Formula One appears to have drawn a line under the early season flexi-wing controversy, autosport.com has learned, after technical directors agreed on Wednesday that there was no need for any change in regulations or testing this year.
After the issue flared up at the Malaysian Grand Prix, when eight teams threatened to protest Ferrari over their front and rear wings, there had been fears that the matter would overshadow the close fighting on the track.
But after the FIA intervened to avert the protest in Sepang, and after informally requesting modifications to the wings of Ferrari, McLaren and BMW, there had been suggestions that more stringent tests may be required to ensure no teams were exploiting the situation.
The issue was on the agenda at Wednesday's meeting of Formula One thinktank the Technical Working Group and, after discussions between the teams and the FIA, it was felt that the situation was under control enough for no action to be needed to be taken this season.
One source at the meeting told autosport.com: "I think everyone left Melbourne feeling that the wing situation was in hand and that no further action was needed this year."
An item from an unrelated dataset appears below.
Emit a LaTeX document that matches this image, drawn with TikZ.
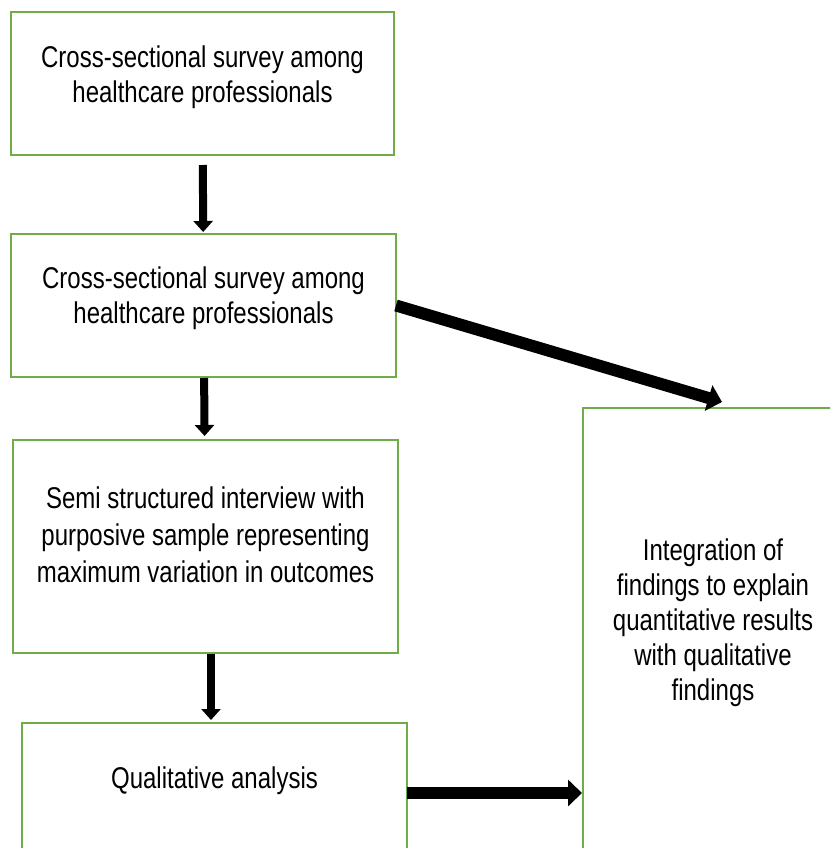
\documentclass[tikz,border=0pt]{standalone}
\usepackage{fontspec}
\newfontfamily\boxfont{Liberation Sans}[FakeStretch=0.8]
\usetikzlibrary{arrows.meta}
\definecolor{boxgreen}{RGB}{112,173,71}

\begin{document}
\begin{tikzpicture}[x=1pt, y=-1pt,
    box/.style = {rectangle, draw=boxgreen, line width=2.7pt,
                  inner sep=0pt, outer sep=0pt},
    txt/.style = {align=center, inner sep=0pt,
                  font=\boxfont\fontsize{30}{35}\selectfont},
    flow/.style = {line width=8pt,
                   -{Triangle[length=11pt, width=19pt]}},
    wideflow/.style = {line width=12pt,
                   -{Triangle[length=14pt, width=26pt]}},
    ]
\useasboundingbox (0,0) rectangle (830,848);
\clip (0,0) rectangle (830,848);
% boxes
\node [box, minimum width=383pt, minimum height=143pt] (survey)      at (202.5,83.5) {};
\node [box, minimum width=385pt, minimum height=143pt] (survey2)     at (203.5,305.5) {};
\node [box, minimum width=385pt, minimum height=213pt] (interview)   at (205.5,546.5) {};
\node [box, minimum width=385pt, minimum height=140pt] (analysis)    at (214.5,793) {};
\node [box, minimum width=267pt, minimum height=462pt] (integration) at (716.5,639) {};
% texts
\node [txt] (survey-txt)      at (202.5,77)  {Cross-sectional survey among\\healthcare professionals};
\node [txt] (survey2-txt)     at (203.5,298) {Cross-sectional survey among\\healthcare professionals};
\node [txt, font=\boxfont\fontsize{30}{37}\selectfont] (interview-txt) at (205.5,535) {Semi structured interview with\\purposive sample representing\\maximum variation in outcomes};
\node [txt] (analysis-txt)    at (214.5,781) {Qualitative analysis};
\node [txt] (integration-txt) at (713,623)   {Integration of\\findings to explain\\quantitative results\\with qualitative\\findings};
% arrows
\draw [flow, shorten <=10pt, shorten >=2pt] (survey) -- (survey2);
\draw [flow, shorten <=1pt, shorten >=4pt] (survey2) -- (interview);
\draw [flow, shorten <=1pt, shorten >=3pt] ([xshift=5.5pt]interview.south) -- ([xshift=-3.5pt]analysis.north);
\draw [wideflow] (survey2.east) -- ([xshift=5.5pt, yshift=6pt]integration.north);
\draw [wideflow, shorten >=1pt] (analysis.east) -- (analysis.east -| integration.west);
\end{tikzpicture}
\end{document}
However, there is likely to be some changes to the regulations for next year in relation to the slot-gap of the rear wing to further ensure that teams do not try to benefit from flexi-parts.
The TWG also did not get involved in the debate over the engine performance of Scuderia Toro Rosso's V10 engines.
Despite some teams complaining that the older power-units have an advantage over the current V8s, the matter was not discussed at length in the meeting.
The FIA are continuing to monitor the performance of the V10 and V8 engines, and have not ruled out restricting the V10s further if they believe that engines are more powerful than the V8s.